Madras High Court|26 February, 2009

JUDGMENT / ORDER

Inveighing and impugning the order dated 08.09.2005 passed by the learned Additional District Munsif, Villupuram in I.A.No.1140 of 2005 in O.S.No.464 of 2004, this civil revision petition is focussed.
2. The gist and kernel, the pith and marrow of the relevant facts, which are absolutely necessary and germane for the disposal of this revision would run thus:
The revision petitioner/plaintiff filed the suit O.S.No.464 of 2004 seeking the following reliefs:
- that the title to the suit property be declared in favour of plaintiffs
- that the defendant be directed to remove the superstructure and deliver vacant possession to plaintiffs.
- if the defendant fails to do so, the plaintiffs may be directed to execute this decree, take delivery of the suit property after removing the superstructure at their cost,
- the plaintiffs may be directed to recover the cost of removal of the construction in execution of this decree itself
- that the defendant be directed to pay Rs.1,500/- being damages for one month
- that the defendant may be directed to account for the future income from the date of plaint till delivery of possession and pay the same with interest While so, during the pendency of the suit, the plaintiffs filed I.A.No.1140 of 2005 seeking appointment of an Advocate Commissioner to inspect the suit property in the suit O.S.No.464 of 2005 and one other suit, to measure the same ; to note down the physical features with the help of a qualified Civil Engineer and to furnish the report. After hearing both the sides, the lower court dismissed the said application. Being disconcerted by and dissatisfied with the order of the lower Court, this revision has been focussed on various grounds, inter alia thus:
The lower Court failed to see that noting the physical features of the suit properties would prove the nature of construction. The difference in construction will help in concluding as to who put up such construction. The lower Court failed to note that witnesses cannot speak about what is beneath the earth. Accordingly, they prayed for setting aside the impugned order of the lower Court and allowing the I.A.

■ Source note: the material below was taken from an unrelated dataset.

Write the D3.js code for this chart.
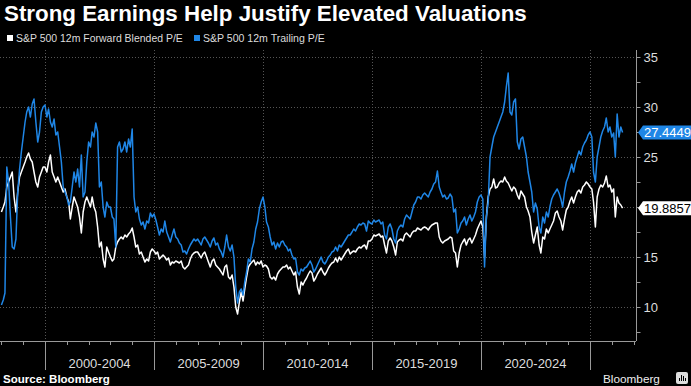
<!DOCTYPE html>
<html>
<head>
<meta charset="utf-8">
<script src="https://cdn.jsdelivr.net/npm/d3@7"></script>
<style>
  html, body { margin: 0; padding: 0; background: #000; }
  svg { display: block; }
</style>
</head>
<body>
<div id="chart"></div>
<script>
// Monthly series, first value is Jan 1998
const startMonth = new Date(1998, 0, 1);

const forwardPE = [
  19.5, 20.0, 20.5, 22.0, 22.5, 23.0, 23.5, 21.0, 19.5, 21.5, 23.0, 23.5,
  24.0, 24.5, 25.0, 25.4, 24.8, 24.5, 23.5, 22.5, 22.0, 23.0, 23.5, 24.0,
  24.0, 23.5, 24.5, 25.2, 23.5, 23.0, 22.5, 23.0, 22.5, 22.0, 21.5, 21.8,
  21.0, 20.5, 18.8, 20.0, 21.0, 20.5, 20.0, 19.0, 17.4, 19.5, 20.5, 21.0,
  20.5, 20.0, 21.0, 20.0, 19.5, 18.0, 16.0, 16.5, 14.8, 14.0, 16.0, 15.5,
  15.0, 14.6, 14.8, 16.0, 16.5, 16.8, 17.0, 16.8, 17.2, 17.0, 17.3, 17.5,
  17.9, 17.0, 16.0, 16.2, 15.3, 15.5, 15.0, 14.5, 14.8, 14.6, 15.5, 15.8,
  15.6, 15.3, 15.5, 14.8, 15.0, 15.2, 15.0, 14.7, 14.9, 14.2, 14.5, 14.4,
  14.6, 14.5, 14.4, 14.6, 14.0, 13.8, 14.0, 14.2, 14.8, 15.2, 15.4, 15.5,
  15.5, 15.2, 14.9, 15.3, 15.5, 15.0, 14.5, 14.0, 14.6, 14.8, 14.2, 14.0,
  13.8, 13.5, 13.2, 14.0, 14.2, 13.0, 12.8, 13.2, 12.0, 10.0, 9.3, 10.5,
  11.5, 10.6, 11.8, 13.0, 14.0, 14.3, 14.5, 14.7, 14.2, 14.5, 14.3, 14.6,
  14.0, 14.2, 14.1, 13.8, 13.0, 12.8, 13.0, 12.7, 13.3, 13.6, 13.8, 14.0,
  14.0, 14.2, 13.8, 14.0, 13.6, 13.2, 13.5, 12.0, 11.3, 12.5, 12.2, 12.6,
  12.9, 13.3, 13.6, 13.4, 12.6, 12.9, 13.3, 13.6, 13.9, 13.5, 13.2, 13.5,
  13.9, 14.2, 14.4, 14.5, 14.9, 14.5, 15.0, 14.7, 15.0, 15.3, 15.6, 15.8,
  15.3, 15.5, 15.6, 15.5, 15.8, 16.0, 15.9, 16.1, 16.2, 15.8, 16.6, 16.6,
  16.8, 17.2, 17.1, 17.2, 17.3, 17.0, 17.1, 16.2, 15.4, 16.6, 16.9, 16.6,
  16.0, 15.2, 16.5, 16.7, 16.8, 16.6, 17.2, 17.4, 17.2, 17.0, 17.4, 17.6,
  17.6, 17.9, 17.8, 17.7, 17.9, 18.0, 17.9, 17.7, 18.0, 18.2, 18.3, 18.4,
  18.4, 17.0, 16.6, 16.4, 16.6, 16.7, 16.8, 17.0, 16.9, 15.6, 15.4, 14.0,
  15.4, 16.2, 16.5, 16.8, 16.2, 16.7, 16.9, 16.4, 16.8, 17.2, 17.8, 18.2,
  18.6, 18.0, 15.0, 19.0, 21.0, 21.8, 22.0, 22.8, 21.9, 22.0, 22.4, 22.6,
  22.5, 23.0, 22.6, 22.4, 22.0, 21.6, 22.0, 21.8, 21.2, 20.8, 21.6, 21.3,
  21.0, 20.0, 19.6, 19.0, 17.5, 16.4, 17.2, 18.0, 16.2, 15.4, 17.0, 16.8,
  17.8, 17.4, 17.8, 18.2, 18.6, 19.4, 19.6, 19.0, 18.6, 17.7, 18.8, 19.7,
  20.0, 20.6, 21.0, 20.4, 21.0, 21.5, 21.7, 21.4, 22.0, 22.2, 22.5, 22.3,
  22.0, 21.8, 20.5, 18.0, 21.0, 21.8, 22.2, 22.0, 22.4, 23.1, 22.0, 22.2,
  21.5, 21.8, 19.0, 21.0, 20.4, 20.2, 19.8857
];

const trailingPE = [
  10.2, 10.7, 11.4, 24.0, 22.5, 19.0, 16.0, 15.8, 16.8, 21.5, 23.8, 25.5,
  27.0, 28.5, 29.5, 30.0, 29.0, 30.3, 30.8, 28.5, 26.5, 27.5, 29.5, 30.0,
  30.2, 29.0, 29.8, 28.5, 28.0, 28.8, 27.2, 27.5, 26.0, 24.5, 22.0, 21.5,
  21.0, 20.2, 20.5, 22.0, 23.5, 22.5, 23.8, 22.0, 25.2, 21.0, 21.5, 24.5,
  26.5, 26.0, 27.5, 27.0, 28.4, 27.5, 22.0, 22.5, 20.0, 19.0, 20.5, 20.0,
  20.0, 19.0, 18.8, 16.0, 26.0, 26.5, 25.5, 25.8, 26.5, 25.5, 26.8, 26.0,
  27.8, 21.0, 19.5, 20.0, 18.8, 18.2, 18.5, 17.8, 18.6, 18.4, 19.4, 19.0,
  19.3, 18.7, 18.0, 17.2, 17.8, 17.5, 18.6, 17.5, 17.0, 16.5, 17.2, 17.8,
  17.0, 16.8, 16.4, 16.2, 15.5, 15.6, 15.3, 15.8, 16.2, 16.5, 16.8, 16.6,
  16.8, 16.5, 16.2, 16.8, 17.0, 16.7, 16.4, 16.0, 16.6, 16.9, 16.2, 16.4,
  15.8, 15.5, 15.0, 16.0, 17.2, 16.0, 15.6, 16.2, 15.0, 12.0, 10.4, 11.5,
  11.8, 11.2, 12.5, 13.5, 14.8, 14.5, 15.8, 16.5, 17.8, 18.5, 19.8, 20.5,
  21.0, 20.0, 18.5, 18.0, 17.0, 16.2, 16.5, 15.8, 16.4, 16.0, 16.5, 16.6,
  16.2, 16.0, 15.6, 15.8, 15.2, 14.8, 14.9, 13.5, 13.2, 13.8, 13.6, 13.9,
  14.0, 14.3, 14.6, 14.2, 13.5, 13.8, 14.2, 14.6, 15.0, 14.5, 14.3, 14.6,
  15.0, 15.2, 15.5, 15.6, 16.0, 15.6, 16.2, 16.0, 16.3, 16.6, 16.9, 17.2,
  17.2, 17.5, 17.8, 17.6, 18.0, 18.3, 18.2, 18.4, 18.3, 17.6, 18.6, 18.4,
  18.3, 18.7, 18.5, 18.6, 18.7, 18.3, 18.5, 17.2, 16.8, 18.0, 18.3, 17.8,
  16.8, 16.4, 17.6, 18.0, 18.2, 18.0, 18.8, 19.2, 19.0, 18.8, 19.5, 20.2,
  20.5, 21.0, 21.0, 20.8, 21.2, 21.4, 21.2, 21.0, 21.5, 21.8, 22.3, 22.5,
  23.6, 22.0, 21.5, 21.0, 21.2, 20.8, 20.9, 21.3, 21.0, 19.5, 19.8, 17.4,
  17.8, 18.4, 18.6, 19.0, 18.2, 18.8, 19.2, 18.6, 19.0, 19.5, 20.5, 21.0,
  21.2, 20.8, 14.0, 19.0, 20.5, 25.0, 26.0, 27.0, 27.5, 28.0, 28.5, 29.0,
  29.5, 30.5, 32.0, 33.4, 29.5, 29.2, 30.5, 30.8, 26.5, 25.8, 26.8, 27.0,
  26.0, 25.0, 23.5, 22.5, 21.5, 19.5, 20.4, 19.8, 18.0, 17.4, 19.0, 18.4,
  19.5, 19.0, 20.0, 20.8, 21.2, 21.5, 21.8, 21.4, 20.8, 20.0, 21.5, 22.5,
  23.0, 23.6, 24.3, 23.5, 24.4, 25.0, 25.6, 25.2, 26.0, 26.4, 26.7, 27.2,
  27.5, 27.0, 23.5, 22.5, 25.0, 26.0, 27.0, 27.6, 28.0, 28.9, 27.5, 28.0,
  27.0, 27.4, 25.0, 29.3, 27.0, 28.0, 27.4449
];

const seriesNames = ["S&P 500 12m Forward Blended P/E", "S&P 500 12m Trailing P/E"];
const seriesColors = ["#ffffff", "#1f86e6"];
const periodYears = [2000, 2005, 2010, 2015, 2020, 2025];
const periodLabels = ["2000-2004", "2005-2009", "2010-2014", "2015-2019", "2020-2024"];
const yTicks = [10, 15, 20, 25, 30, 35];

const W = 691, H = 386;
const plot = { left: 0, right: 636, top: 50, bottom: 341 };
const sans = "'Liberation Sans', Arial, sans-serif";

const svg = d3.select("#chart").append("svg")
  .attr("width", W)
  .attr("height", H)
  .style("background", "#000");

// shrink/grow a text's font so it spans the given width
function fitText(sel, size, width) {
  sel.style("font-size", size + "px");
  const len = sel.node().getComputedTextLength();
  sel.style("font-size", (size * width / len) + "px");
  return sel;
}

// scales - x extrapolates past the domain on both sides
const x = d3.scaleTime()
  .domain([new Date(2000, 0, 1), new Date(2025, 0, 1)])
  .range([45, 590]);

const y = d3.scaleLinear()
  .domain([10, 35])
  .range([307, 57]);

// title
const title = svg.append("text")
  .attr("x", 4)
  .attr("y", 21)
  .attr("fill", "#fff")
  .style("font-family", sans)
  .style("font-weight", "bold")
  .text("Strong Earnings Help Justify Elevated Valuations");
fitText(title, 18, 523);

// legend
const legendX = [7, 194];
const legendW = [167, 122];
seriesNames.forEach((name, i) => {
  svg.append("rect")
    .attr("x", legendX[i])
    .attr("y", 35)
    .attr("width", 6)
    .attr("height", 6)
    .attr("fill", seriesColors[i]);
  const t = svg.append("text")
    .attr("x", legendX[i] + 9)
    .attr("y", 42)
    .attr("fill", "#ddd")
    .style("font-family", sans)
    .text(name);
  fitText(t, 11, legendW[i]);
});

// gridlines
const grid = svg.append("g");
grid.selectAll("line.h")
  .data(yTicks)
  .enter().append("line")
    .attr("x1", plot.left)
    .attr("x2", plot.right)
    .attr("y1", d => y(d) + 0.5)
    .attr("y2", d => y(d) + 0.5)
    .attr("stroke", "#555")
    .attr("stroke-dasharray", "1,2");

grid.selectAll("line.v")
  .data(periodYears)
  .enter().append("line")
    .attr("x1", d => Math.round(x(new Date(d, 0, 1))) + 0.5)
    .attr("x2", d => Math.round(x(new Date(d, 0, 1))) + 0.5)
    .attr("y1", plot.top)
    .attr("y2", plot.bottom)
    .attr("stroke", "#555")
    .attr("stroke-dasharray", "1,2");

// lines
const dates = forwardPE.map((d, i) => d3.timeMonth.offset(startMonth, i));
const line = d3.line()
  .x((d, i) => x(dates[i]))
  .y(d => y(d));

[forwardPE, trailingPE].forEach((vals, i) => {
  svg.append("path")
    .datum(vals)
    .attr("d", line)
    .attr("fill", "none")
    .attr("stroke", seriesColors[i])
    .attr("stroke-width", 1.5)
    .attr("stroke-linejoin", "round");
});

// bottom axis line + yearly ticks
svg.append("line")
  .attr("x1", plot.left)
  .attr("x2", plot.right)
  .attr("y1", plot.bottom + 0.5)
  .attr("y2", plot.bottom + 0.5)
  .attr("stroke", "#999");

const years = d3.timeYear.range(new Date(1998, 0, 1), new Date(2028, 0, 1))
  .filter(d => x(d) <= plot.right);
svg.append("g").selectAll("line")
  .data(years)
  .enter().append("line")
    .attr("x1", d => Math.round(x(d)) + 0.5)
    .attr("x2", d => Math.round(x(d)) + 0.5)
    .attr("y1", plot.bottom)
    .attr("y2", d => periodYears.includes(d.getFullYear()) ? 370 : plot.bottom + 4)
    .attr("stroke", "#999");

// period labels centred between the 5-year lines
svg.append("g").selectAll("text")
  .data(periodLabels)
  .enter().append("text")
    .attr("x", (d, i) => (x(new Date(periodYears[i], 0, 1)) + x(new Date(periodYears[i] + 5, 0, 1))) / 2)
    .attr("y", 368)
    .attr("text-anchor", "middle")
    .attr("fill", "#ddd")
    .style("font-family", sans)
    .style("font-size", "13px")
    .text(d => d);

// last value tags (they cover the tick label behind them)
const lastVals = [forwardPE[forwardPE.length - 1], trailingPE[trailingPE.length - 1]];
const hidden = yTicks.filter(t => lastVals.some(v => Math.abs(y(t) - y(v)) < 12));

// right axis
const yAxis = svg.append("g")
  .attr("transform", `translate(${plot.right + 0.5},0)`)
  .call(d3.axisRight(y)
    .tickValues(d3.range(7.5, 35.1, 2.5))
    .tickSize(4)
    .tickFormat(d => yTicks.includes(d) && !hidden.includes(d) ? d : ""));
yAxis.select(".domain")
  .attr("d", `M0,${plot.top}V${plot.bottom}`)
  .attr("stroke", "#999");
yAxis.selectAll(".tick line").attr("stroke", "#999");
yAxis.selectAll(".tick text")
  .attr("x", 7)
  .attr("fill", "#ddd")
  .style("font-family", sans)
  .style("font-size", "13px");

const tagFill = ["#ffffff", "#1f86e6"];
const tagText = ["#000000", "#ffffff"];
lastVals.forEach((v, i) => {
  const ty = y(v);
  svg.append("path")
    .attr("d", `M638,${ty} L643,${ty - 7} H691 V${ty + 7} H643 Z`)
    .attr("fill", tagFill[i]);
  svg.append("text")
    .attr("x", 644)
    .attr("y", ty + 4.5)
    .attr("fill", tagText[i])
    .style("font-family", sans)
    .style("font-size", "13px")
    .text(d3.format(".4f")(v));
});

// footer
const src = svg.append("text")
  .attr("x", 3)
  .attr("y", 383)
  .attr("fill", "#fff")
  .style("font-family", sans)
  .style("font-weight", "bold")
  .text("Source: Bloomberg");
fitText(src, 10.5, 107);

const brand = svg.append("text")
  .attr("x", 603)
  .attr("y", 383)
  .attr("fill", "#eee")
  .style("font-family", sans)
  .text("Bloomberg");
fitText(brand, 13, 57);

const logo = svg.append("g").attr("transform", "translate(676,372)");
logo.append("rect")
  .attr("width", 12).attr("height", 12).attr("rx", 2)
  .attr("fill", "#ddd");
[[3, 6, 3], [5, 3, 6], [7, 4, 5], [9, 6, 3]].forEach(b => {
  logo.append("rect")
    .attr("x", b[0]).attr("y", b[1])
    .attr("width", 1).attr("height", b[2])
    .attr("fill", "#000");
});
</script>
</body>
</html>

3. Despite printing the names of the learned counsel on either side, no one represented.
4. Pored over and perused the order of the lower court and the typed set of papers, which would demonstrate and display, exemplify and evince that the suit itself is for declaration of plaintiffs' title over the suit property and for ordering vacant possession of it, after getting demolished the super structure. The affidavit of the second plaintiff would convey the idea that the Commissioner appointment sought by the plaintiffs was virtually to conduct certain experiments in the existing construction in the suit property for the purpose of proving that the defendants as contended by them did not erect the building afresh in the suit property but they made further construction in the already existing super structure. In a case of this nature, where the title is in dispute and that too by contending that it is a poramboke land, it is for the plaintiffs to prove their case by adducing oral and documentary evidence and they cannot get the Commissioner appointed so as to cull out evidence in their favour. In fact, the ratiocination adhered to by the plaintiffs in seeking appointment of an Advocate commissioner could rightly be described as a round about way of proving their case. It is not an easy task for a Civil Engineer to probe into all aspects of the construction and give an incontrovertible report conclusively which would be beyond challenge as to which part of the construction was effected earlier and which was made subsequently and what are the respective components etc. It would lead to unnecessarily dragging on the proceedings further. However, if the case of the plaintiffs is true as per the averments found set out in the plaint, they could evidence positively and such a view au fait with law was correctly taken by the lower court warranting no interference.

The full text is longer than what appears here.